High Street fashion group French Connection has won its fight to carry on using its controversial FCUK logo on its watches and on jewellery.
French Connection has struggled to follow the success of FCUK
The UK Trade Mark Registry ruled in the company's favour, despite retired businessman Dennis Woodman claiming the use of the FCUK brand was offensive.
Mr Woodman said it breached "generally accepted principles of morality".
But the Registry rejected his claim that it could be "misinterpreted as a swear word".
Mr Woodman believed the FCUK trademark breached the 1994 Trade Marks Act, though his challenge only applied to watches and jewellery, not other goods such as clothing and aftershave.
But lawyers acting on behalf of French Connection argued it was merely a light-hearted play on words, noting that the trademark Dick & Fanny was allowed.

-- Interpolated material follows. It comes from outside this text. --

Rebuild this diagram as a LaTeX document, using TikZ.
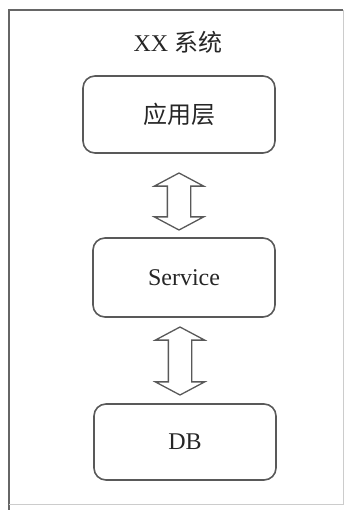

"French Connection confirms that Mr Woodman's action was unsuccessful. As a result, French Connection's trademark registration stands," the company said.
Meanwhile, the US Trade Mark Registry said: "The Registry rejected the case, noting the evidence of the huge success of the brand and that the acronym originated as an abbreviation of French Connection United Kingdom."
The FCUK fashion campaign has already has a controversial history - it was censored a number of times by the Advertising Standards Agency, but was popular enough to boost the company's sales and profits in the early days of its use.
But after a slump in sales this year, French Connection scaled back the use of FCUK, while fashion industry analysts claimed the joke was past its sell-by date.
French Connection has warned it will miss profit forecasts again after its new ranges failed to attract shoppers back into its stores.
Earlier this month, the retailer joined the plethora of High Street names cutting prices in the run-up to Christmas.
Shares in French Connection were marked 2 pence higher at 258p on Wednesday.